Prior to the surprising success of both VHS and its sequel in the last eighteen months, it’s unlikely that this would even have been seen by most people, as it had previously only been viewable on the festival circuit and only got a wider release in August 2013, despite being made a couple of years earlier.
It’s odd to imagine that a film that is only ninety minutes long to begin with could actually drag, but you get the feeling that something is up when even the characters themselves don’t get introduced to each other until we are twenty plus minutes into the film. By this point of course, nothing has happened since before the title of the film appeared, written in blood, after the brutal killing of a couple, post-coitus.
So if you were confused beforehand (why? practically nothing has happened yet) then you are going to be completely bewildered by all of the new faces that have turned up as, we can only assume at this point, are killer fodder. Numbering at half a dozen new arrivals, plus the family that is already there, we’re numbering at around eight people, one or two of which we’re expecting to survive.
So, half a dozen grisly death scenes to come and already, you don’t care about the people that are getting chopped up for your entertainment. They have been thrown at you like shit hitting a fan and you really have no compulsion to engage with any of them. Partly, because there is no time and partly, well, because they seem like a family that you really wouldn’t get on with.
They also seem to have their own set of problems with an uncomfortable sibling rivalry bubbling under an uncomfortable surface and this is played out well in the first act as we become more familiar with the assembled group. Maybe not enough to care about them per se, but certainly enough to appreciate the thread of the convincingly delivered dialogue, which has all the feeling of some interesting improvisation.
Thankfully, it’s not long before the in-fighting is forgotten as things turn ugly by the time you’re half an hour into the film and then it’s time to gleefully await what will hopefully be the inventive and unpleasant ways for these frankly horrible, annoying and obnoxious people to be routinely dispensed and sent to whatever maker they subscribe to. The script delivers some wry sideswipes at family life, even amongst the chaos, which Simon Barrett should be applauded for, even raising a chuckle or two at the irony, timing and placement.
There are twists of course, and to tell you them here would be to ruin what may even be obvious, but suffice to say that this home invasion survival horror is not without purpose.
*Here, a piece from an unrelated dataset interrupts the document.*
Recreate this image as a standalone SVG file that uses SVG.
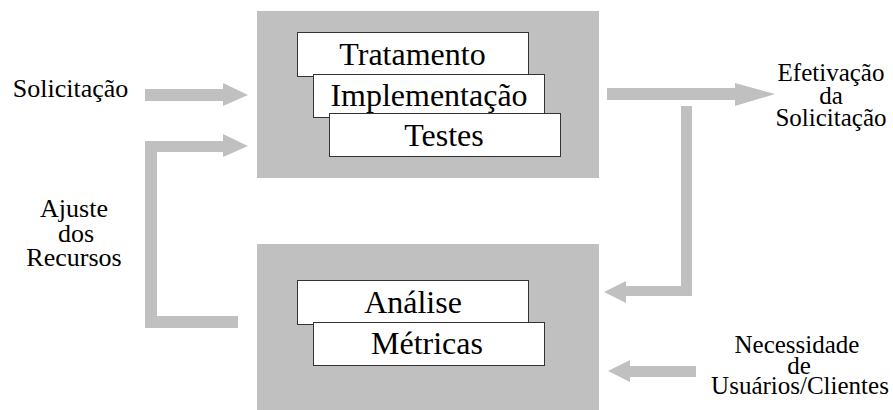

Unlike some of the other recent films in this particular genre, there is method in the apparent madness, which when revealed, does take some of the illusion, gloss and chills away from it. Some people like their horror movies completely impossible and steeped in the supernatural while others prefer the reality of what horrors can be not only imagined, but carried out, as it makes the visceral experience possible, however unpleasant. ‘You’re Next’ stands firmly in the latter of these two camps, so if you’re after spooks, then look elsewhere, as you will not find them here.
At a smidgen over ninety minutes, You’re Next is a plodding survival horror with an often interesting script. The action scenes are not overly inventive or elaborate, with Wingard and Barrett relying mostly on blunt force and obvious plot devices to implement them. The acting, interspersed between the running and/or screaming is pretty good for the most part and probably better than you should expect, given the subject matter and budget.
What we have is a horror movie bereft of that spine-tingling something that keeps you on the edge of your seat. It’s not as gratuitous as the likes of Hostel or Saw, but also fails to raise the tension to anything above a murmur. Fine, for all that, but it will not set any pulses racing even in its own genre, much less to a wider audience.